違和感の点検。
点検の深さ。
自覚すべき自己。
2020年 9月13日 多分秋の風。湿気の多い空気。
この前、思えばしばらくぶり(今年の夏はことのほか暑かった)で、亘理山元の潮風トレイルに行った。常磐線亘理駅で降り、亘理中裏から入って、閑居山夜討峠黒森山を経て、四方山まで。
10時に家を出て、岩沼駅から電車に乗り、亘理駅から歩いて里山に入り、3里ほど歩いて里に下り、浜吉田駅から電車で帰宅。四方山下、吉田の里に下りてからが遠い浜吉田駅に行く間に雨に降られたが、それも含めて基本的に快適な長い散歩。
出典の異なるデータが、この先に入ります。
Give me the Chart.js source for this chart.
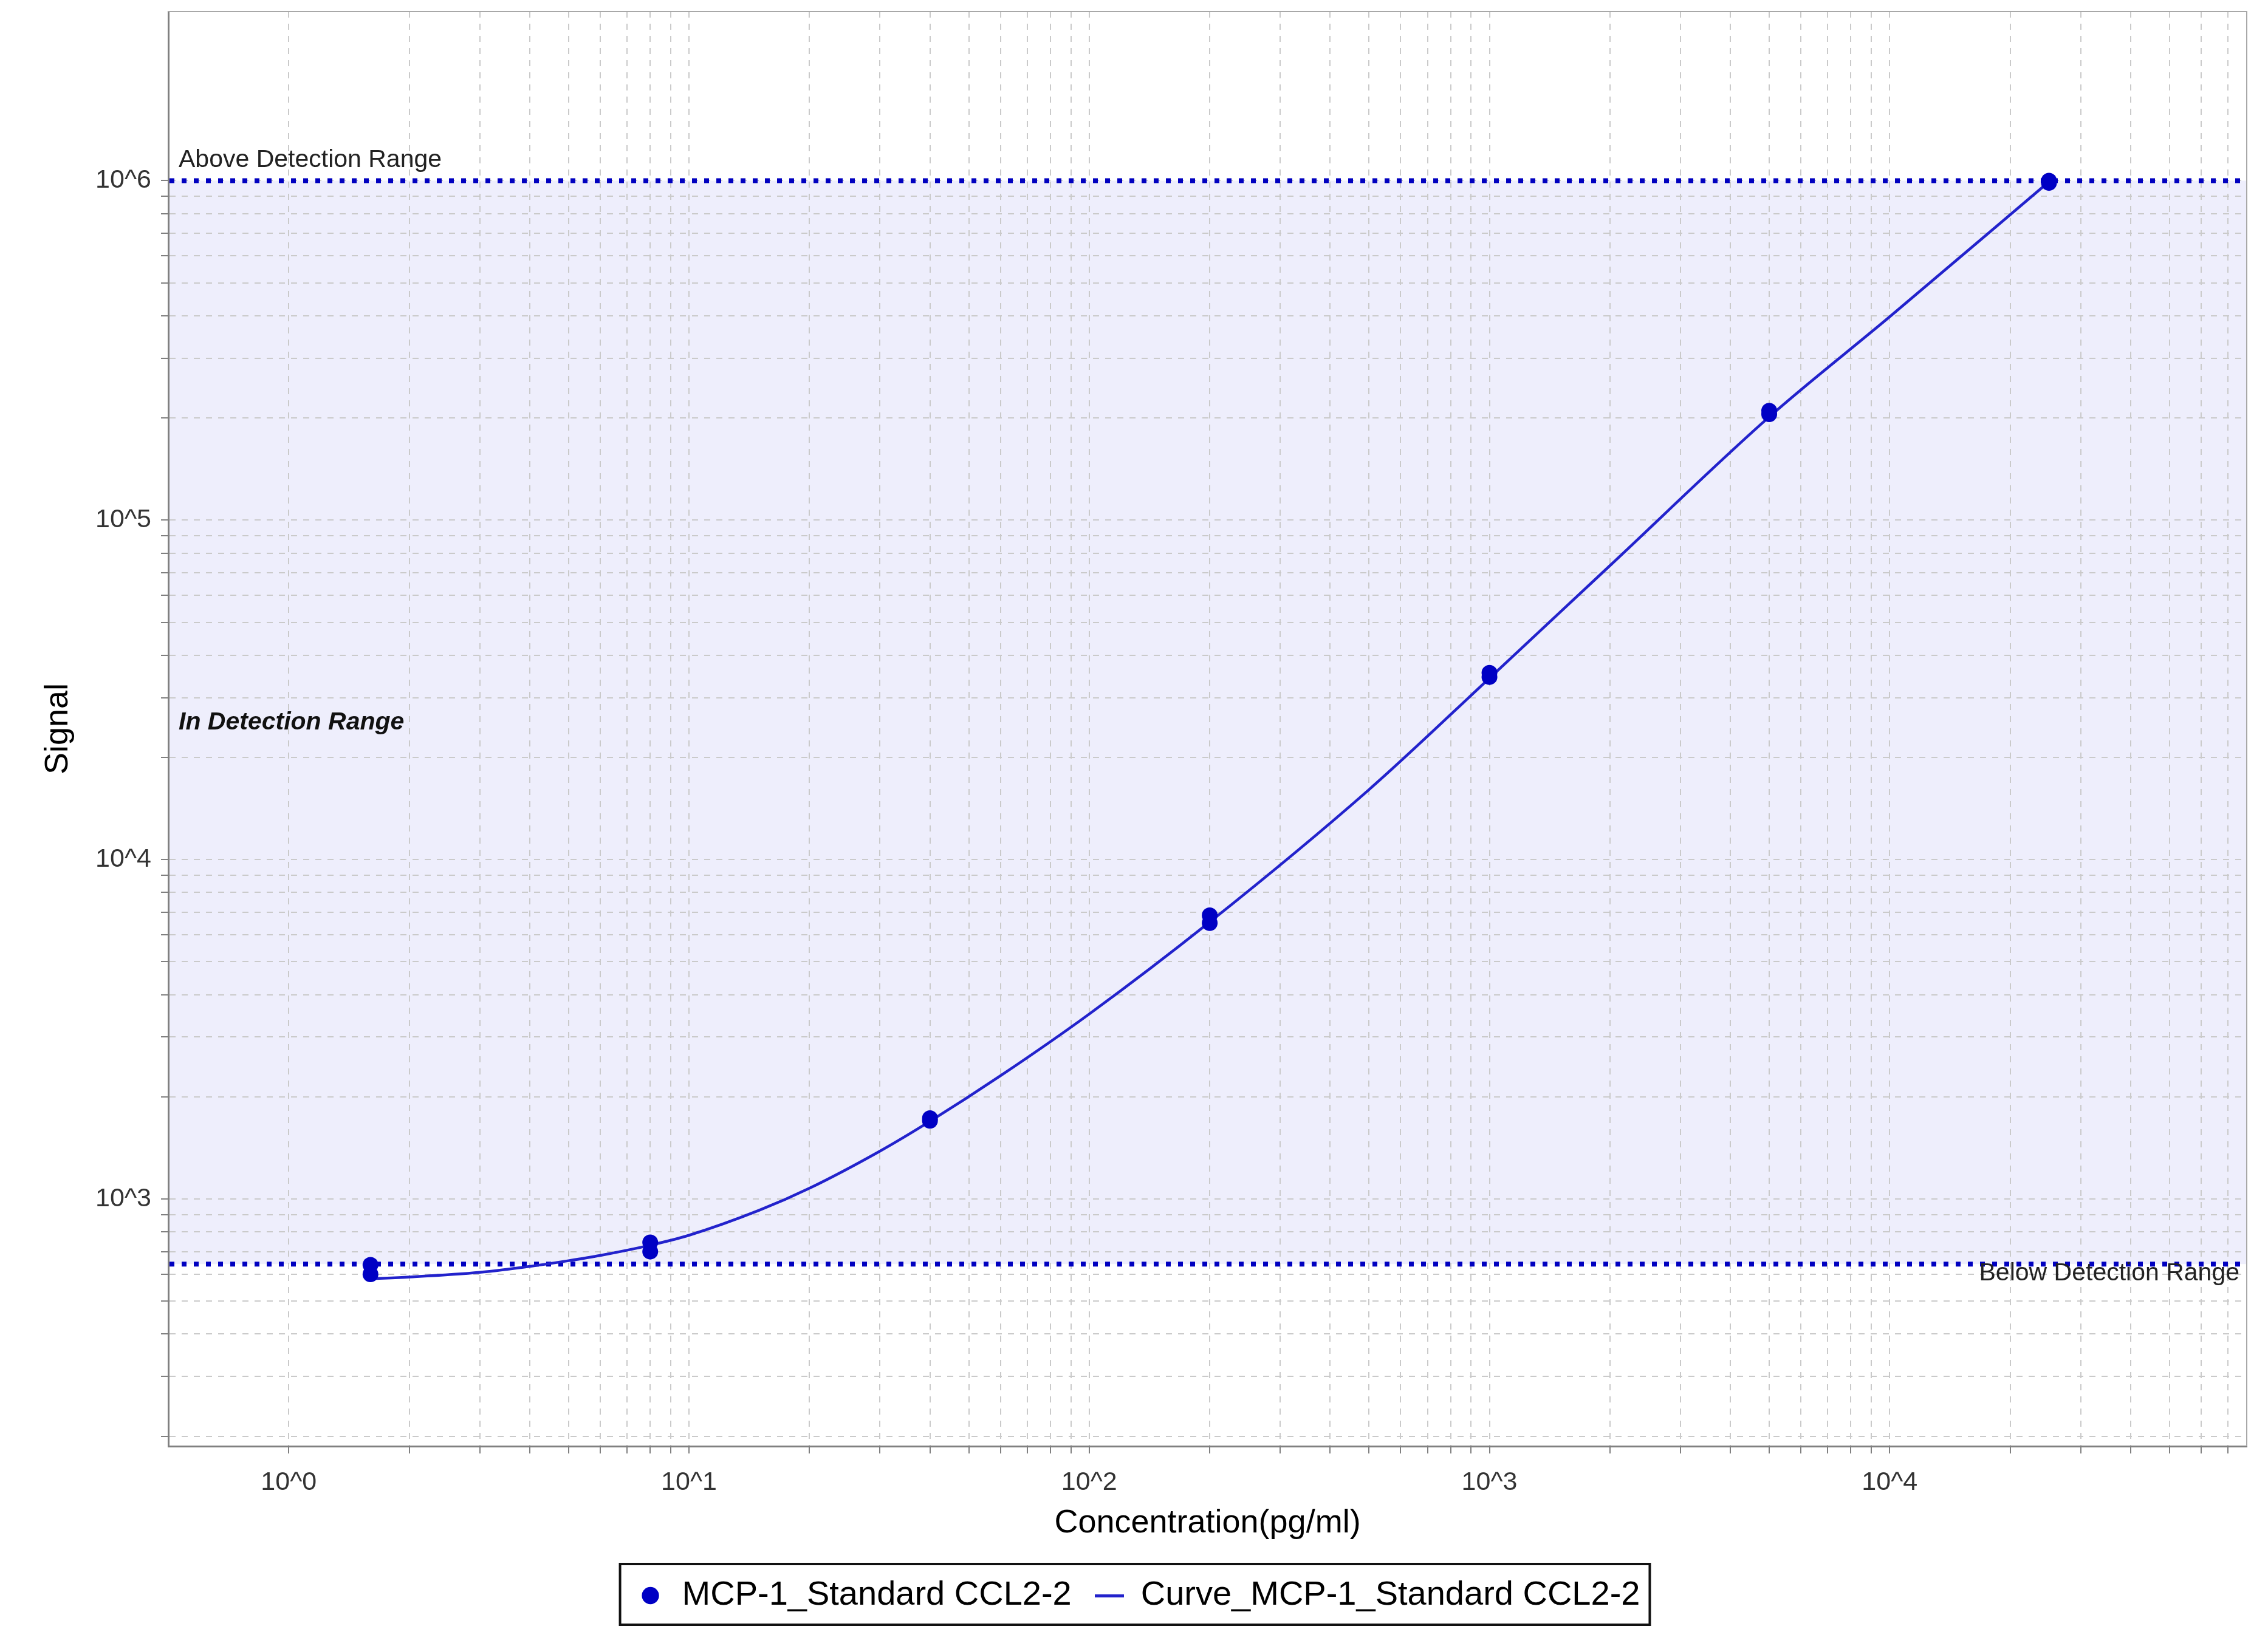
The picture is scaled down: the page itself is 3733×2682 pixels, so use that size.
<!DOCTYPE html>
<html>
<head>
<meta charset="utf-8">
<title>MCP-1 Standard Curve</title>
<script src="https://cdn.jsdelivr.net/npm/chart.js@4.4.1/dist/chart.umd.min.js"></script>
<style>
  html, body { margin: 0; padding: 0; background: #ffffff; }
  canvas { display: block; background: #ffffff; }
</style>
</head>
<body>
<canvas id="std-curve" width="3733" height="2682"></canvas>
<script>
  // standards: concentration (pg/ml) and the two replicate signals
  const standardConc = [1.6, 8, 40, 200, 1000, 5000, 25000];
  const replicateA = [600, 700, 1700, 6500, 34500, 205000, 985000];
  const replicateB = [640, 745, 1730, 6850, 35500, 210000, 1000000];

  // fitted curve
  const curveConc = [1.6, 2, 3, 4, 5, 6, 8, 10, 15, 20, 30, 40, 60, 100, 200, 500, 1000, 2000, 5000, 10000, 25000];
  const curveSignal = [582, 589, 608, 633, 658, 682, 731, 782, 927, 1076, 1384, 1694, 2307, 3508, 6546, 16070, 34230, 73450, 201400, 397200, 993000];

  const lowerLimit = 643;
  const upperLimit = 1000000;

  // axis range and grid/tick positions
  const xRange = [0.5, 78000];
  const yRange = [187, 3150000];
  const xGridFrom = 1;
  const xGridTo = 70000;
  const yGridFrom = 200;
  const yGridTo = 1000000;
  const xTickValues = [1, 10, 100, 1000, 10000];
  const xTickLabels = ["10^0", "10^1", "10^2", "10^3", "10^4"];
  const yTickValues = [1000, 10000, 100000, 1000000];
  const yTickLabels = ["10^3", "10^4", "10^5", "10^6"];

  const markerBlue = "#0000c4";
  const curveBlue = "#2222cc";
  const limitBlue = "#0000c0";
  const bandFill = "#eeeefc";
  const gridColor = "#cacaca";
  const axisGray = "#808080";

  Chart.defaults.font.family = "'Liberation Sans', Arial, sans-serif";
  Chart.defaults.color = "#333333";

  const standardPoints = [];
  standardConc.forEach((c, i) => {
    standardPoints.push({ x: c, y: replicateA[i] });
    standardPoints.push({ x: c, y: replicateB[i] });
  });
  const curvePoints = curveConc.map((c, i) => ({ x: c, y: curveSignal[i] }));

  // a grid line at every 1..9 multiple between from and to
  function logTicks(from, to) {
    return function (scale) {
      const out = [];
      const lo = Math.floor(Math.log10(from));
      const hi = Math.ceil(Math.log10(to));
      for (let e = lo; e <= hi; e++) {
        for (let m = 1; m <= 9; m++) {
          const v = Number((m * Math.pow(10, e)).toPrecision(6));
          if (v >= from && v <= to) out.push({ value: v });
        }
      }
      scale.ticks = out;
    };
  }

  function labelFor(values, labels) {
    return function (value) {
      const i = values.findIndex(v => Math.abs(v - value) / v < 1e-6);
      return i >= 0 ? labels[i] : "";
    };
  }

  function fixWidth(w) {
    return function (scale) {
      scale.width = w;
      scale.paddingTop = 0;
      scale.paddingBottom = 0;
    };
  }

  function fixHeight(h) {
    return function (scale) {
      scale.height = h;
      scale.paddingLeft = 0;
      scale.paddingRight = 0;
    };
  }

  const lineGlyph = document.createElement("canvas");
  lineGlyph.width = 48;
  lineGlyph.height = 5;
  const g = lineGlyph.getContext("2d");
  g.fillStyle = curveBlue;
  g.fillRect(0, 0, 48, 5);

  const rangePlugin = {
    id: "detectionRange",
    beforeDraw(chart) {
      const { ctx, chartArea: a, scales: { y } } = chart;
      const top = y.getPixelForValue(upperLimit);
      const bottom = y.getPixelForValue(lowerLimit);
      ctx.save();
      ctx.fillStyle = bandFill;
      ctx.fillRect(a.left, top, a.right - a.left, bottom - top);
      ctx.restore();
    },
    beforeDatasetsDraw(chart) {
      const { ctx, chartArea: a, scales: { y } } = chart;
      ctx.save();
      ctx.strokeStyle = limitBlue;
      ctx.lineWidth = 8;
      ctx.setLineDash([8, 12]);
      [upperLimit, lowerLimit].forEach(v => {
        const py = y.getPixelForValue(v);
        ctx.beginPath();
        ctx.moveTo(a.left + 2, py);
        ctx.lineTo(a.right, py);
        ctx.stroke();
      });
      ctx.restore();
    },
    afterDraw(chart) {
      const { ctx, chartArea: a, scales: { y } } = chart;
      ctx.save();
      // top and right frame
      ctx.strokeStyle = "#a8a8a8";
      ctx.lineWidth = 2;
      ctx.beginPath();
      ctx.moveTo(a.left, a.top);
      ctx.lineTo(a.right, a.top);
      ctx.lineTo(a.right, a.bottom);
      ctx.stroke();

      const upPx = y.getPixelForValue(upperLimit);
      const lowPx = y.getPixelForValue(lowerLimit);
      const midPx = y.getPixelForValue(Math.sqrt(upperLimit * lowerLimit));
      ctx.fillStyle = "#222222";
      ctx.font = "41px 'Liberation Sans', Arial, sans-serif";
      ctx.textAlign = "left";
      ctx.textBaseline = "alphabetic";
      ctx.fillText("Above Detection Range", a.left + 17, upPx - 22);
      ctx.textAlign = "right";
      ctx.fillText("Below Detection Range", a.right - 12, lowPx + 27);
      ctx.textAlign = "left";
      ctx.textBaseline = "middle";
      ctx.fillStyle = "#111111";
      ctx.font = "italic bold 41px 'Liberation Sans', Arial, sans-serif";
      ctx.fillText("In Detection Range", a.left + 17, midPx);

      // legend frame
      const boxes = chart.legend.legendHitBoxes;
      if (boxes && boxes.length) {
        const first = boxes[0];
        const last = boxes[boxes.length - 1];
        const cy = first.top + first.height / 2;
        ctx.strokeStyle = "#111111";
        ctx.lineWidth = 4;
        ctx.strokeRect(first.left - 26, cy - 52, last.left + last.width + 16 - (first.left - 26), 100);
      }
      ctx.restore();
    }
  };

  new Chart(document.getElementById("std-curve"), {
    type: "scatter",
    data: {
      datasets: [
        {
          label: "MCP-1_Standard CCL2-2",
          data: standardPoints,
          backgroundColor: markerBlue,
          borderWidth: 0,
          pointRadius: 13,
          pointHoverRadius: 13,
          pointStyle: "circle"
        },
        {
          type: "line",
          label: "Curve_MCP-1_Standard CCL2-2",
          data: curvePoints,
          borderColor: curveBlue,
          backgroundColor: curveBlue,
          borderWidth: 4.5,
          pointRadius: 0,
          cubicInterpolationMode: "monotone",
          fill: false
        }
      ]
    },
    options: {
      responsive: false,
      animation: false,
      devicePixelRatio: 1,
      events: [],
      layout: { padding: { top: 19, right: 35, left: 48, bottom: 17 } },
      plugins: {
        tooltip: { enabled: false },
        legend: {
          position: "bottom",
          labels: {
            usePointStyle: true,
            boxWidth: 48,
            boxHeight: 20,
            padding: 38,
            color: "#000000",
            font: { size: 56 },
            generateLabels(chart) {
              const items = Chart.defaults.plugins.legend.labels.generateLabels(chart);
              if (items[1]) items[1].pointStyle = lineGlyph;
              return items;
            }
          }
        }
      },
      scales: {
        x: {
          type: "logarithmic",
          position: "bottom",
          min: xRange[0],
          max: xRange[1],
          afterBuildTicks: logTicks(xGridFrom, xGridTo),
          afterFit: fixHeight(180),
          ticks: {
            autoSkip: false,
            maxRotation: 0,
            padding: 22,
            font: { size: 43 },
            color: "#333333",
            callback: labelFor(xTickValues, xTickLabels)
          },
          grid: { color: gridColor, lineWidth: 2, tickColor: axisGray, tickLength: 12, tickWidth: 2 },
          border: { display: true, color: axisGray, width: 3, dash: [10, 10] },
          title: {
            display: true,
            text: "Concentration(pg/ml)",
            color: "#000000",
            font: { size: 54 },
            padding: { top: 0, bottom: 20 }
          }
        },
        y: {
          type: "logarithmic",
          position: "left",
          min: yRange[0],
          max: yRange[1],
          afterBuildTicks: logTicks(yGridFrom, yGridTo),
          afterFit: fixWidth(229),
          ticks: {
            autoSkip: false,
            padding: 16,
            font: { size: 43 },
            color: "#333333",
            callback: labelFor(yTickValues, yTickLabels)
          },
          grid: { color: gridColor, lineWidth: 2, tickColor: axisGray, tickLength: 12, tickWidth: 2 },
          border: { display: true, color: axisGray, width: 3, dash: [10, 10] },
          title: {
            display: true,
            text: "Signal",
            color: "#000000",
            font: { size: 54 },
            padding: { top: 16, bottom: 0 }
          }
        }
      }
    },
    plugins: [rangePlugin]
  });
</script>
</body>
</html>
このまま山下の深山までとも思ったが、左足薬指のマメが少し痛くなったのを理由に今日は帰ろう、にした。様々な発見があり、新たに歩きたい所も増えた。近場は本当に面白く深い。
最近になって美術館教育をめぐって思うこと 2
⬜︎違和感のあり方
今になると解るが、当時も今も、僕にとって「生きる」は、「美術家として生きる」ということで、雇われた仕事をいわゆる社会的な意味での仕事と理解できていなかった(今も)のではないかと思う。その当時僕の上司だった人たち(大学以来のT/Kさんや、その当時の責任者のS/Tさん等)が、いかに僕をフォロウしていてくれたかを理解するのは、ズウッと後になってからだ。
若い人からの質問で、制作者としての自分と美術館教育担当者としての自分は、どのように分けているのですかというものがあったが、今になって思えば、僕は特に考えていなかったのだろうと思う。その当時に書いたものの中にも、「作品を作るのと同じ!に、コンセプトを整理してシンプルにし、それに伴う活動は、できるだけダイレクトに」としたのを覚えている。これは、宮教大でしつこく叩き込まれた美術制作のコツだ。
僕の美術館での教育活動は、最初から(図工でなく)美術(制作)教育だったのだ。そうすると、それは、個人の確立を目指すから、目標は各個人に戻って、日本の学校的な意味での統一された目標ははっきり見えてこない。
その当時から日本の教育現場に現れてきたいわゆる「ワークショップ」は、僕にとってはニューヨークで僕の居たブルックリン美術館付属美術学校での授業そのままだったので、何の抵抗もなくそういうものだろうと思っていた。ちょうどその頃何回かヨーロッパやアメリカから、美術館教育や、ワークショップの専門家が来て、話を聞く機会があった。美術館教育の人たちと一緒にその話を聞いたのだが、その後の懇談会や、話し合いで、僕が感じたのは、違和感だった。
そこで、敏感な人なら気づくべきだったのだろう。そのころ、そういう会合で、「齋君は、最後に面倒臭い発言をして、まとまりかけた話を元に戻してしまってばかりいる」と言われることがあった。その問題はそんなに簡単に簡便に要領よく話せるものではないというあたりを、僕は話したかったのだろう(と今なら思う)。美術をめぐる話は、簡単に言えるものではない。そうであるなら作品なんか作らないで済む。という活動。